Эти слова будут сказаны много позднее, о шестидесятилетнем. А в начале века, по воле обстоятельств уехав из Петербурга, Писахов вдруг очутился на Новой Земле в становище Малые Кармакулы.

…Судно простояло недолго. Выпили вместе с командой "отвальное". Пароход ушел. Наутро опохмелились кто как мог: одни крепким чаем, другие баней, третьи - квасом. Крепкие мужчины ушли на промысел, в становище остались лишь старики, старухи и малые дети. Писахов разобрал багаж, выстирал половики, грязной кучей лежавшие в сенях, вымыл пол, поставил самовар и пошел полоскать белье.

Был уже конец августа. Море в затишье начало покрываться пленкой льда. Около берега припай. Осторожно сполз с крутого берега, вгляделся в студеную прозрачность. Словно живые, шевелятся водоросли, цветные камешки катаются по дну. А кругом синее-синее небо, совершенно не такое, как на юге. И тишина. Вернее, она была и ее не было. Шумно дышало море, стонали чайки, гагары. Огромное птичье население готовилось покинуть острова.

И над всем этим миром - огромное незатухающее солнце: "Словно медный таз, который бабы вычистили на совесть", - подумал Писахов. И вдруг на душу сошло спокойствие и благоговение перед природой. Не рассуждая, не успев удивиться собственной смелости, быстро скинул с себя одежду и прыгнул в воду. Тысячи ледяных искр вонзились в тело, словно окунулся в битое стекло, сжало горло. Но разогнал руками льдинки, зажмурился и ухнул с головой в воду. Потом выскочил на берег и долго бегал, вскидывая ногами. Накинул на голое тело пальто и бросился к избушке.
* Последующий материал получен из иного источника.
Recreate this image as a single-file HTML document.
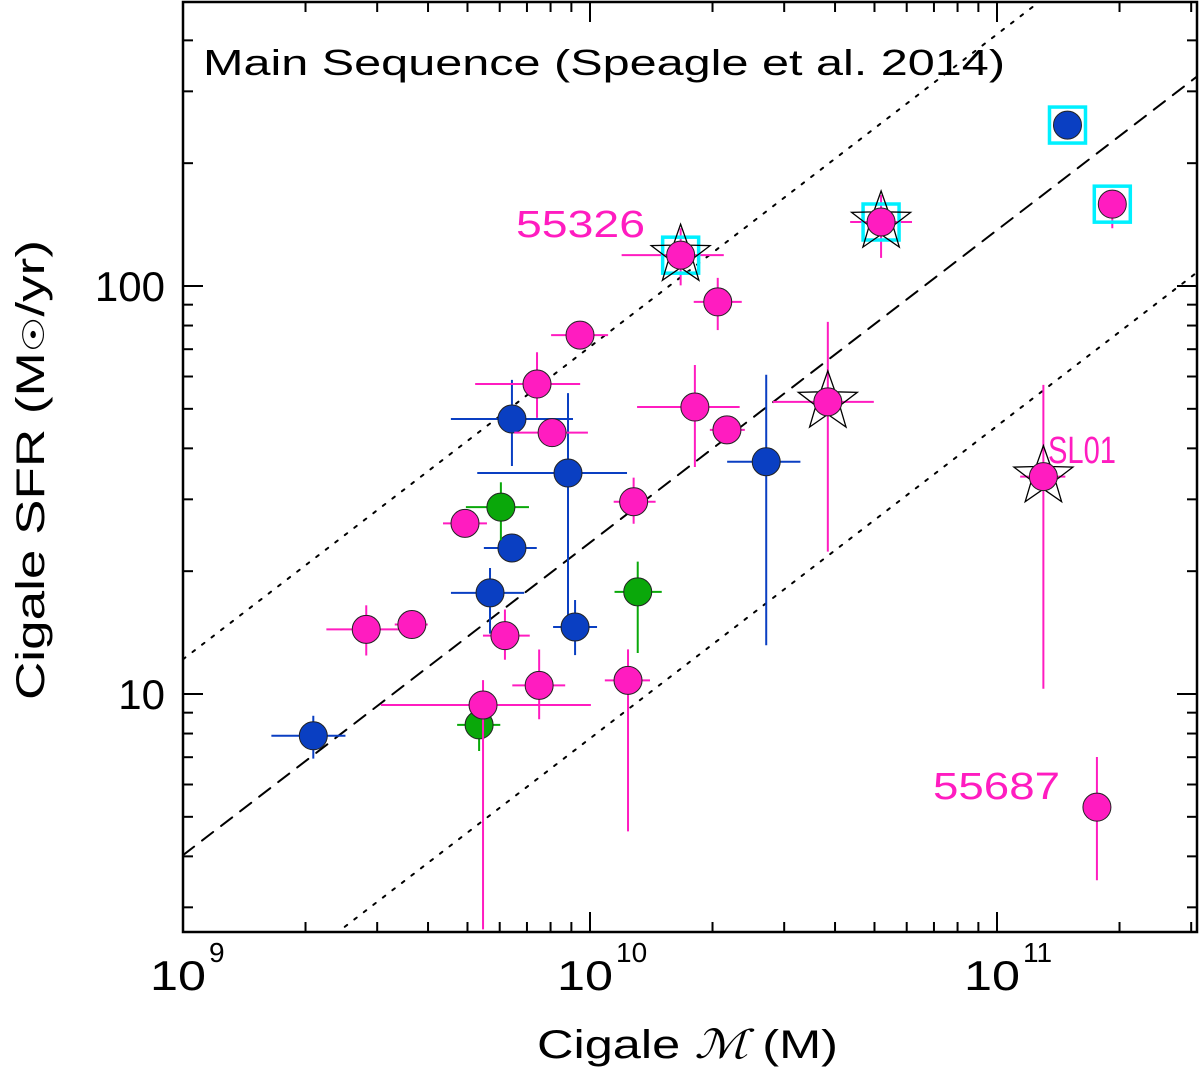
<!DOCTYPE html>
<html><head><meta charset="utf-8"><style>
html,body{margin:0;padding:0;background:#fff;}
svg{display:block;font-family:"Liberation Sans","DejaVu Sans",sans-serif;}
</style></head><body>
<svg id="chart" width="1200" height="1067" viewBox="0 0 1200 1067" xmlns="http://www.w3.org/2000/svg">
<g id="lines"></g>
<g id="marks"></g>
<g id="axes"></g>
<text x="203" y="75" font-size="36" fill="#000" textLength="802" lengthAdjust="spacingAndGlyphs">Main Sequence (Speagle et al. 2014)</text>
<text x="516" y="237" font-size="38" fill="#ff1cc0" textLength="129" lengthAdjust="spacingAndGlyphs">55326</text>
<text x="1048" y="463" font-size="38" fill="#ff1cc0" textLength="68" lengthAdjust="spacingAndGlyphs">SL01</text>
<text x="933" y="799" font-size="38" fill="#ff1cc0" textLength="127" lengthAdjust="spacingAndGlyphs">55687</text>
<text x="537" y="1058" font-size="40" textLength="301" lengthAdjust="spacingAndGlyphs">Cigale <tspan font-style="italic" font-family="Liberation Serif, serif">ℳ</tspan> (M)</text>
<text transform="translate(44,700) rotate(-90)" font-size="40" textLength="460" lengthAdjust="spacingAndGlyphs">Cigale SFR (M<tspan font-size="30">☉</tspan>/yr)</text>
</svg>
<script>
// Data (stellar mass in Msun, SFR in Msun/yr); errors in dex
const colors = ["blue","blue","blue","blue","blue","blue","blue","blue",
  "green","green","green",
  "pink","pink","pink","pink","pink","pink","pink","pink","pink","pink","pink","pink","pink","pink","pink","pink","pink","pink","pink","pink"];
const mass = [2.09e9,6.43e9,8.83e9,6.43e9,5.68e9,9.19e9,2.71e10,1.49e11,
  6.04e9,1.31e10,5.34e9,
  2.82e9,3.65e9,4.93e9,7.41e9,8.07e9,9.45e9,6.18e9,5.46e9,7.5e9,1.24e10,1.28e10,1.67e10,2.06e10,1.81e10,2.17e10,3.84e10,5.19e10,1.30e11,1.92e11,1.76e11];
const sfr = [7.9,47.2,34.8,22.8,17.7,14.6,37.1,248,
  28.7,17.8,8.4,
  14.4,14.8,26.2,57.5,43.7,75.8,13.9,9.4,10.5,10.8,29.6,119,91.4,50.5,44.4,52,143.5,34.1,158.7,5.28];
const xErrLo = [0.103,0.150,0.223,0.069,0.096,0.054,0.096,0.02,
  0.086,0.057,0.054,
  0.098,0.042,0.054,0.152,0.093,0.071,0.054,0.251,0.066,0.057,0.049,0.145,0.059,0.142,0.042,0.135,0.076,0.057,0.02,0.02];
const xErrHi = [0.079,0.150,0.145,0.061,0.084,0.054,0.084,0.02,
  0.069,0.059,0.052,
  0.084,0.039,0.054,0.106,0.088,0.069,0.061,0.265,0.064,0.054,0.054,0.106,0.059,0.110,0.044,0.113,0.076,0.054,0.02,0.02];
const yErrLo = [0.056,0.115,0.385,0.03,0.10,0.069,0.450,0.03,
  0.081,0.15,0.064,
  0.064,0.025,0.03,0.083,0.03,0.03,0.059,0.55,0.083,0.370,0.054,0.074,0.069,0.147,0.03,0.367,0.088,0.520,0.059,0.179];
const yErrHi = [0.049,0.096,0.196,0.03,0.061,0.066,0.213,0.03,
  0.061,0.074,0.059,
  0.059,0.025,0.03,0.078,0.03,0.03,0.064,0.061,0.088,0.076,0.059,0.066,0.059,0.103,0.03,0.196,0.066,0.225,0.034,0.123];
const starred = [22,26,27,28];
const squared = [7,22,27,29];
const xTickVals = [1e9,1e10,1e11];
const xTickLabels = ["10","10","10"];
const xTickExps = ["9","10","11"];
const yTickVals = [10,100];
const yTickLabels = ["10","100"];
const msIntercept = 0.605, msSlope = 0.766, msScatter = 0.48;

const X0=183,X1=1197,Y0=2,Y1=932;
const lxMin=9, lxMax=9+(X1-X0)/407, lyMax=2+(286-Y0)/408, lyMin=2-(Y1-286)/408;
const sx=v=>X0+(Math.log10(v)-lxMin)/(lxMax-lxMin)*(X1-X0);
const sy=v=>Y1-(Math.log10(v)-lyMin)/(lyMax-lyMin)*(Y1-Y0);
const NS="http://www.w3.org/2000/svg";
function mk(tag,attrs,parent){const e=document.createElementNS(NS,tag);for(const k in attrs)e.setAttribute(k,attrs[k]);parent.appendChild(e);return e;}
const col={blue:"#0a3fc2",green:"#0aa80a",pink:"#ff1cc0"};

const lines=document.getElementById('lines');
const clip=mk('clipPath',{id:'pc'},document.getElementById('chart'));
mk('rect',{x:X0,y:Y0,width:X1-X0,height:Y1-Y0},clip);
lines.setAttribute('clip-path','url(#pc)');
[[0,"14,10","main-sequence-line"],[msScatter,"3,9","upper-scatter-line"],[-msScatter,"3,9","lower-scatter-line"]].forEach(([off,dash,name])=>{
  const f=m=>Math.pow(10,msIntercept+off+msSlope*(Math.log10(m)-9));
  const l=mk('line',{x1:sx(1e9),y1:sy(f(1e9)),x2:sx(3.2e11),y2:sy(f(3.2e11)),stroke:"#000","stroke-width":2,"stroke-dasharray":dash,"stroke-linecap":"round"},lines);
  
  
});

const marks=document.getElementById('marks');
marks.setAttribute('clip-path','url(#pc)');
for(let i=0;i<mass.length;i++){
  const g=mk('g',{},marks);
  
  
  const c=col[colors[i]];
  const x=sx(mass[i]),y=sy(sfr[i]);
  const lm=Math.log10(mass[i]),ls=Math.log10(sfr[i]);
  mk('line',{x1:sx(Math.pow(10,lm-xErrLo[i])),x2:sx(Math.pow(10,lm+xErrHi[i])),y1:y,y2:y,stroke:c,"stroke-width":2},g);
  mk('line',{x1:x,x2:x,y1:sy(Math.pow(10,ls-yErrLo[i])),y2:sy(Math.pow(10,ls+yErrHi[i])),stroke:c,"stroke-width":2},g);
  if(squared.includes(i)) mk('rect',{x:x-18,y:y-18,width:36,height:36,fill:"none",stroke:"#00f0ff","stroke-width":3.5},g);
  if(starred.includes(i)){
    let p=[];for(let k=0;k<10;k++){const r=k%2?12.5:31;const a=-Math.PI/2+k*Math.PI/5;p.push((x+r*Math.cos(a)).toFixed(1)+","+(y+r*Math.sin(a)).toFixed(1));}
    mk('polygon',{points:p.join(" "),fill:"none",stroke:"#000","stroke-width":1.3},g);
  }
  mk('circle',{cx:x,cy:y,r:14,fill:c,stroke:"#222","stroke-width":1},g);
}

const ax=document.getElementById('axes');
mk('rect',{x:X0,y:Y0,width:X1-X0,height:Y1-Y0,fill:"none",stroke:"#000","stroke-width":2.5},ax);
for(let d=9;d<=11;d++)for(let m=1;m<=9;m++){
  const v=m*Math.pow(10,d);const x=sx(v);if(x>X1)continue;
  const L=m==1?20:10;
  mk('line',{x1:x,x2:x,y1:Y1,y2:Y1-L,stroke:"#000","stroke-width":2},ax);
  mk('line',{x1:x,x2:x,y1:Y0,y2:Y0+L,stroke:"#000","stroke-width":2},ax);
}
for(let d=0;d<=2;d++)for(let m=1;m<=9;m++){
  const v=m*Math.pow(10,d);const y=sy(v);if(y>Y1||y<Y0)continue;
  const L=m==1?20:10;
  mk('line',{x1:X0,x2:X0+L,y1:y,y2:y,stroke:"#000","stroke-width":2},ax);
  mk('line',{x1:X1,x2:X1-L,y1:y,y2:y,stroke:"#000","stroke-width":2},ax);
}
xTickVals.forEach((v,i)=>{
  const t=mk('text',{x:sx(v)-33,y:990,"font-size":42,textLength:56,lengthAdjust:"spacingAndGlyphs"},ax);
  t.textContent=xTickLabels[i];
  
  
  const e=mk('text',{x:sx(v)+26,y:962,"font-size":28},ax);
  e.textContent=xTickExps[i];
});
yTickVals.forEach((v,i)=>{
  const t=mk('text',{x:165,y:sy(v)+15,"font-size":42,"text-anchor":"end"},ax);
  t.textContent=yTickLabels[i];
  
  
});
</script>
</body></html>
Уже в тепле, напившись чаю, почувствовал, как тело словно помолодело, стало невесомым и в то же время сильным. Тут пришел сосед, старик-ненец. Видимо, после выпивки болела голова. Попросил опохмелиться. За бутылку водки предлагал песца или полбочки гольцов. Но водки не было, старик напился квасу и остался очень доволен. Потом разговорились. Писахов попросил старика проводить его на птичий базар.

- Что дашь? - спросил ненец.

У Писахова было пять серебряных рублей. Предложил три. Взял старик рубли в рот: не сладко. Положил на колено: не тепло. Сел на рубли: не мягко.

- На что мне они?.. На базар я тебя и так сведу.

Писахов удивился такой непоследовательности.

- За что?

- За то, что ты не винопродавец.

…Писахов купался в студеном море два с половиной месяца. Это было в девятьсот пятом. А когда вернулся в Петербург, в груди что-то закололо. Пошел к доктору. Оказалось, здоров. Рассказал врачу, как со льдины купался. Врач снова постукал, послушал: "Родителей благодарите за такое здоровье. Сами купайтесь, да только никому не советуйте".

Интересно, что в девятьсот пятнадцатом году в журнале "Аргус" появилась фотография: бородатый Писахов купается в море, цепляясь руками за льдину. А фон - молчаливые скалы Новой Земли.